Transcripts
Part 4: You will hear a lecturer explaining how seagrass meadows store carbon and how scientists measure carbon budgets.
LECTURER: Today we are looking at seagrass carbon budgets. Seagrass meadows are often described as blue carbon, but the key point is where carbon is stored. Most long-term carbon is held in coastal sediments, not in the leaves you see waving in the water. As plants grow, shed material, and die back, organic matter becomes buried. If the seabed stays stable, that buried carbon can remain locked away for decades.
A carbon budget is a balance sheet. We estimate carbon inputs, storage, and losses. A meadow can look healthy yet still be losing carbon if the sediment is disturbed. That is why restoration projects should not claim success just because seagrass is present.
Let us start with the main causes of carbon loss. The first is root damage. Seagrass roots and underground stems bind the seabed like stitching in fabric. When anchors drag, when boats repeatedly touch bottom, or when nearby works alter currents, those roots can be torn. Once the root mat is broken, the seabed loosens and erosion increases. Erosion matters because it resuspends fine particles and can release stored carbon that was previously buried.
A second cause is poor light.
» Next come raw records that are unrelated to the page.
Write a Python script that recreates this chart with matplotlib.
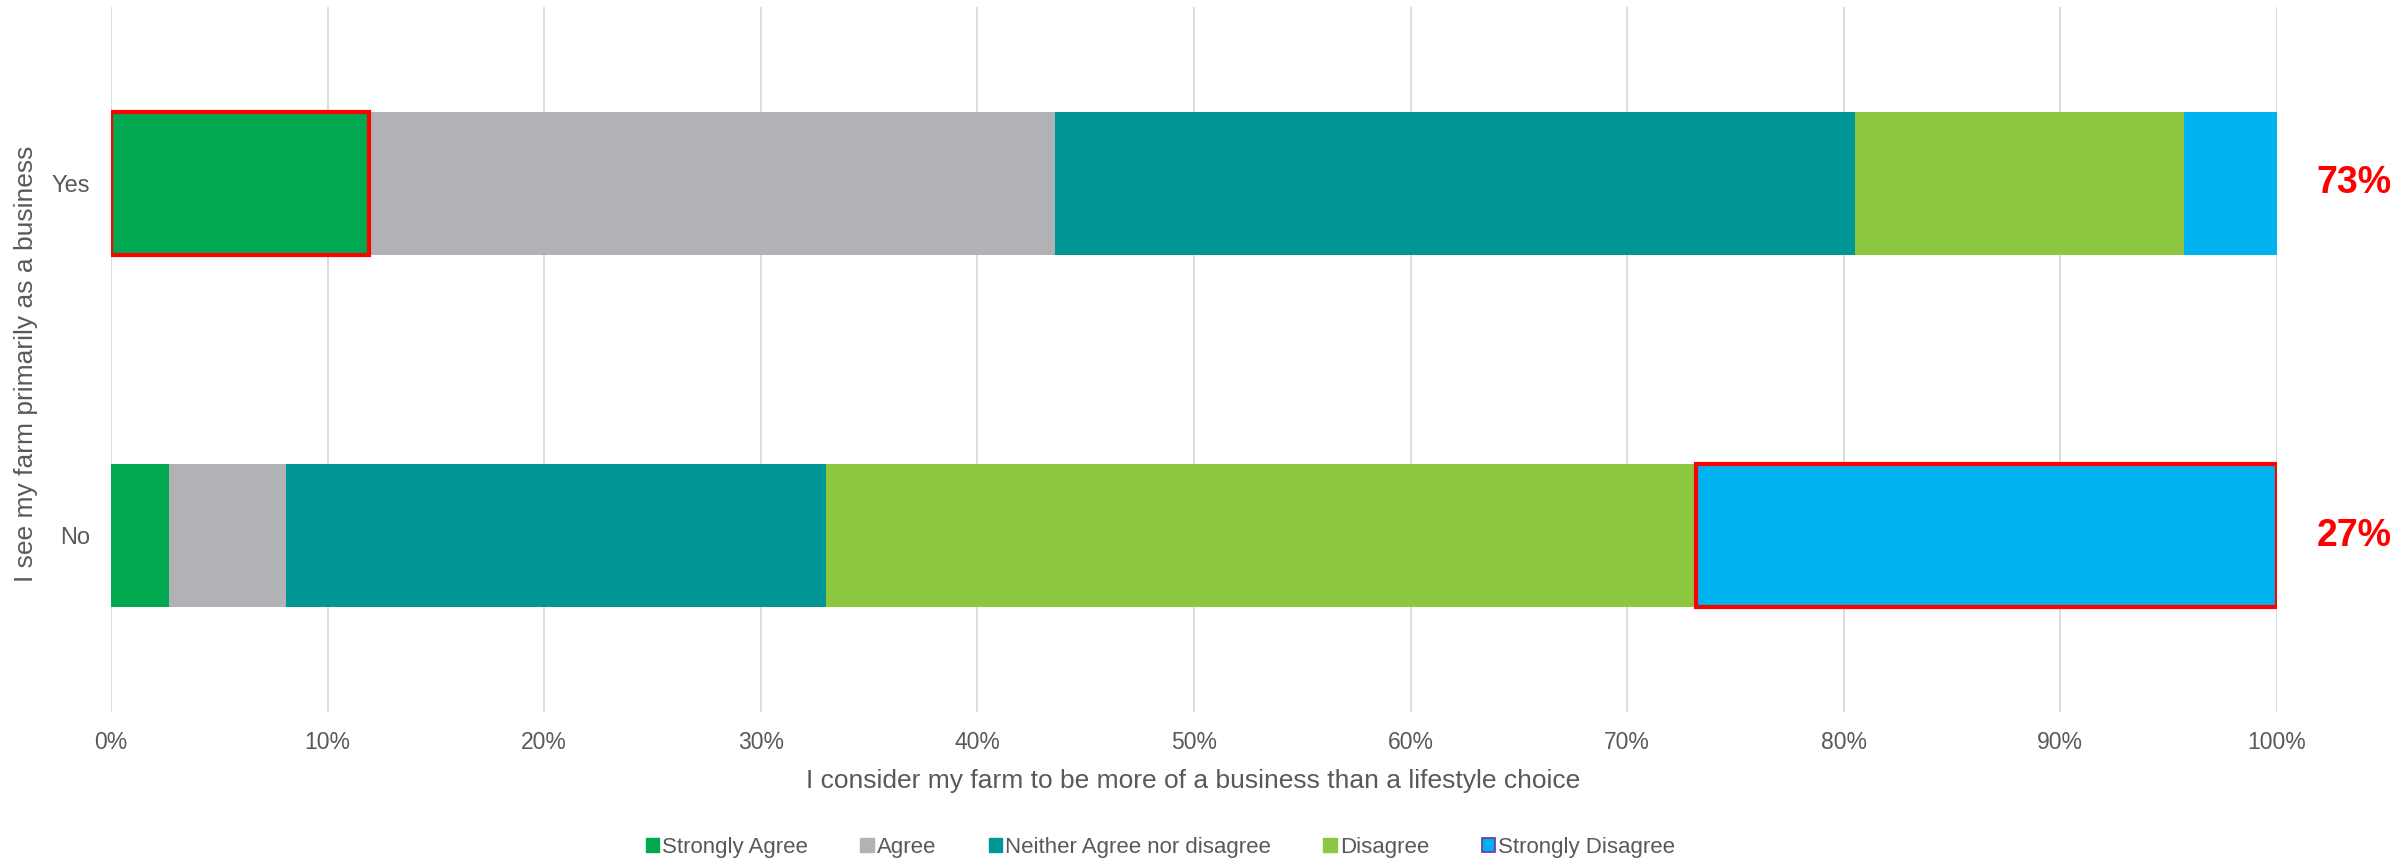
import numpy as np
import matplotlib.pyplot as plt
from matplotlib.patches import Patch

plt.rcParams['font.family'] = ['Liberation Sans', 'DejaVu Sans']

# ---------------------------------------------------------------------------
# DATA  (share of respondents, %)
# ---------------------------------------------------------------------------
groups = ["No", "Yes"]
responses = ["Strongly Agree", "Agree", "Neither Agree nor disagree",
             "Disagree", "Strongly Disagree"]

strongly_agree = [2.7, 11.9]
agree = [5.4, 31.7]
neither = [24.9, 36.9]
disagree = [40.2, 15.2]
strongly_disagree = [26.8, 4.3]

group_share = ["27%", "73%"]

colors = ["#00A94F", "#B1B2B5", "#009696", "#8DC63F", "#00B3F0"]

# segments outlined in red: (group index, response index)
highlight = [(1, 0), (0, 4)]

# ---------------------------------------------------------------------------
# PLOT
# ---------------------------------------------------------------------------
grey = "#595959"
fig = plt.figure(figsize=(24.05, 8.63), dpi=100)
ax = fig.add_axes([0.04615, 0.175, 0.9006, 0.8169])

series = [strongly_agree, agree, neither, disagree, strongly_disagree]
y = np.arange(len(groups))
left = np.zeros(len(groups))
for j, vals in enumerate(series):
    vals = np.array(vals)
    bars = ax.barh(y, vals, left=left, height=0.405, color=colors[j],
                   zorder=2)
    for i, b in enumerate(bars):
        if (i, j) in highlight:
            b.set_edgecolor("red")
            b.set_linewidth(3)
            b.set_zorder(3)
    left += vals

ax.set_xlim(0, 100)
ax.set_ylim(-0.5, 1.5)
ax.set_xticks(np.arange(0, 101, 10))
ax.set_xticklabels([f"{t}%" for t in range(0, 101, 10)])
ax.set_yticks(y)
ax.set_yticklabels(groups)
ax.tick_params(axis="x", length=0, pad=14, labelsize=16.5, labelcolor=grey)
ax.tick_params(axis="y", length=0, pad=15, labelsize=17, labelcolor=grey)
ax.grid(axis="x", color="#D9D9D9", linewidth=1.3, zorder=0)
for s in ax.spines.values():
    s.set_visible(False)

for i, txt in enumerate(group_share):
    ax.text(1.0356, y[i], txt, transform=ax.get_yaxis_transform(),
            ha="center", va="center", color="red", fontsize=27,
            fontweight="bold")

fig.text(0.496, 0.095, "I consider my farm to be more of a business than a lifestyle choice",
         ha="center", va="center", fontsize=19, color=grey)
fig.text(0.0108, 0.578, "I see my farm primarily as a business", rotation=90,
         ha="center", va="center", fontsize=19, color=grey)

handles = [Patch(facecolor=c, edgecolor=c) for c in colors]
handles[-1] = Patch(facecolor=colors[-1], edgecolor="#7030A0", linewidth=1.2)
fig.legend(handles, responses, loc="center", bbox_to_anchor=(0.4825, 0.0185),
           ncol=5, frameon=False, fontsize=16, handlelength=0.6,
           handleheight=0.6, handletextpad=0.15, columnspacing=2.35,
           labelcolor=grey)

plt.savefig("out.png", dpi=100)
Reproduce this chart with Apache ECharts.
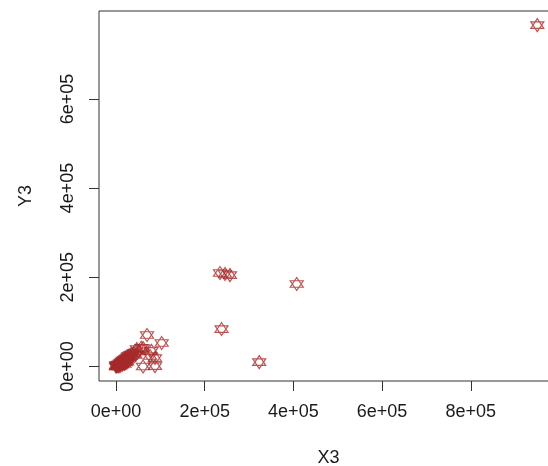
<!DOCTYPE html>
<html>
<head>
<meta charset="utf-8">
<script src="https://cdn.jsdelivr.net/npm/echarts@6/dist/echarts.min.js"></script>
<style>
  html, body { margin: 0; padding: 0; background: #ffffff; }
  #chart { width: 548px; height: 466px; }
</style>
</head>
<body>
<div id="chart"></div>
<script>
// X3 / Y3 observations
const xValues = [
  0, 500, 1000, 2000, 3000, 4000, 5000, 6000, 7000, 8000, 9000, 10000, 11000, 12000,
  13000, 14000, 15000, 16000, 17000, 18000, 19000, 20000, 21000, 22000, 23000, 24000,
  25000, 26000, 27000, 28000, 30000, 32000, 34000, 36000,
  40000, 47000, 52000, 44000, 57000,
  70000, 103000, 61000, 76700, 88000, 61000, 88000, 80000,
  234500, 245800, 257000, 407600, 238000, 323000, 950000
];
const yValues = [
  0, 3000, 500, 1500, 2000, 3000, 1000, 5000, 500, 4000, 7000, 2000, 9000, 6000,
  11000, 4000, 8000, 13000, 10000, 15000, 6000, 12000, 17000, 9000, 14000, 19000,
  11000, 21000, 16000, 24000, 20000, 26000, 23000, 28000,
  30000, 39000, 34000, 26000, 42000,
  70600, 52700, 41500, 23500, 19000, 0, 1000, 35000,
  209600, 207400, 205000, 185000, 84000, 10000, 765600
];

const xTicks = [0, 200000, 400000, 600000, 800000];
const xTickLabels = ['0e+00', '2e+05', '4e+05', '6e+05', '8e+05'];
const yTicks = [0, 200000, 400000, 600000];
const yTickLabels = ['0e+00', '2e+05', '4e+05', '6e+05'];

const points = xValues.map((x, i) => [x, yValues[i]]);

// hexagram marker: an upward and a downward triangle
const hexagram = 'path://M50,0 L100,75 L0,75 Z M0,25 L100,25 L50,100 Z';

const labelFont = { fontFamily: 'Liberation Sans, Arial, sans-serif', fontSize: 18, color: '#1a1a1a' };

const chart = echarts.init(document.getElementById('chart'), null, { renderer: 'canvas' });
chart.setOption({
  backgroundColor: '#ffffff',
  animation: false,
  grid: {
    left: 99, top: 11, width: 459, height: 370,
    outerBoundsMode: 'none', containLabel: false,
    show: true, borderColor: '#333333', borderWidth: 1, backgroundColor: 'transparent'
  },
  xAxis: {
    type: 'value',
    min: -38300, max: 996700,
    name: 'X3', nameLocation: 'middle', nameGap: 68,
    nameTextStyle: labelFont,
    axisLine: { show: false, onZero: false },
    splitLine: { show: false },
    axisTick: { show: true, length: 10, inside: false, customValues: xTicks,
      lineStyle: { color: '#333333', width: 1 } },
    axisLabel: { show: true, margin: 22, customValues: xTicks,
      formatter: v => xTickLabels[xTicks.indexOf(v)], ...labelFont }
  },
  yAxis: {
    type: 'value',
    min: -32500, max: 797100,
    name: 'Y3', nameLocation: 'middle', nameGap: 64, nameRotate: 90,
    nameTextStyle: labelFont,
    axisLine: { show: false, onZero: false },
    splitLine: { show: false },
    axisTick: { show: true, length: 10, inside: false, customValues: yTicks,
      lineStyle: { color: '#333333', width: 1 } },
    axisLabel: { show: true, margin: 22, rotate: 90, customValues: yTicks,
      formatter: v => yTickLabels[yTicks.indexOf(v)], ...labelFont }
  },
  series: [{
    type: 'scatter',
    data: points,
    symbol: hexagram,
    symbolSize: 13,
    itemStyle: { color: 'rgba(0,0,0,0)', borderColor: '#A52A2A', borderWidth: 1.2 },
    emphasis: { disabled: true }
  }]
});
</script>
</body>
</html>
Seagrass needs light to photosynthesise, so anything that clouds the water reduces carbon capture. One common driver is boat traffic in shallow channels. Propellers, wakes, and repeated movement stir up sediment and raise turbidity, meaning the water becomes less clear. With higher turbidity, less light reaches the leaves, growth slows, and the meadow may thin out, making it even easier for waves to disturb the seabed.
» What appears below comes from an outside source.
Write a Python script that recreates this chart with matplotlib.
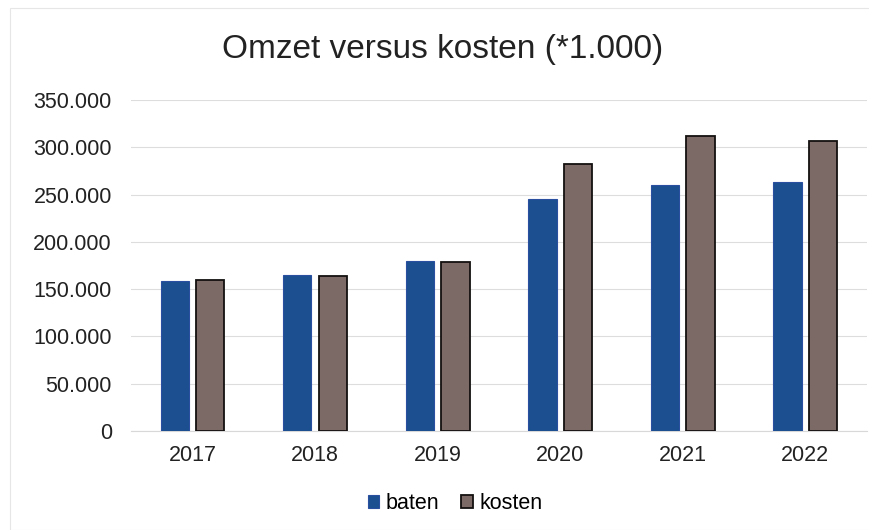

A third cause is heat stress. Seagrass species have temperature limits. During marine heatwaves, warm water persists long enough to disrupt normal metabolism. Respiration can rise while photosynthesis does not keep up, so overall productivity declines. Lower productivity means less new biomass and therefore less carbon entering the system, and recovery after damage becomes slower.
How do scientists measure a carbon budget? Because storage is mostly below ground, teams often begin with sediment cores. A core is a vertical tube sample of the seabed. By analysing layers, researchers can estimate historical accumulation and check whether the most recent layers show disturbance. Cores also help compare sites, because two meadows can have similar plant cover but very different stores below.
Teams also measure plant growth directly. A common method is to attach small tags near the base of selected leaves. After a set period, the distance of new growth is measured. This provides a practical estimate of leaf production, one component of carbon input. It is not perfect, but it can be repeated across seasons and compared between meadows.
Budgets also include carbon that leaves the meadow. Not all plant material stays where it grows. Leaves break off in storms, detach as they age, and drift. Researchers estimate export by collecting drifting fragments in nets or by surveying nearby shorelines and then scaling up those observations. Export can sometimes move carbon to deeper areas where it may be buried again, but it reduces the amount remaining within the meadow’s local budget.
What helps restoration projects succeed? First, reduce physical damage. Planting seagrass is not enough if anchors keep ripping up the seabed. Marked channels, no-anchor zones, and suitable moorings can reduce damage and help stabilise sediments.
Second, be honest about uncertainty. Carbon estimates involve assumptions about sampling, variability, and timing. Good reports present budget uncertainty, not a single number that looks exact.
Finally, monitoring must be long term. A calm year can make a project look successful, while a stormy year can hide progress. Without monitoring over multiple years, teams cannot learn, adjust methods, or respond after heatwaves and storms. When you evaluate seagrass carbon claims, ask where the carbon is stored, what pressures remain, and whether there is long-term monitoring.
One more point about interpretation. People often focus on the surface canopy because it is easy to photograph, but canopy alone is a weak success measure. A few shoots can return briefly, yet the sediment store may still be eroding. Better evaluation combines measures. For example, repeated core sampling can show whether sediment carbon is stable, and tag measurements can show whether productivity is recovering. Managers also watch for signs of stabilisation, such as clearer water and reduced bare patches, because patchy beds are more vulnerable to wave action. If budgets are being used for policy, teams should document methods carefully so different projects can be compared on the same basis. Otherwise, funding may go to projects that look good temporarily.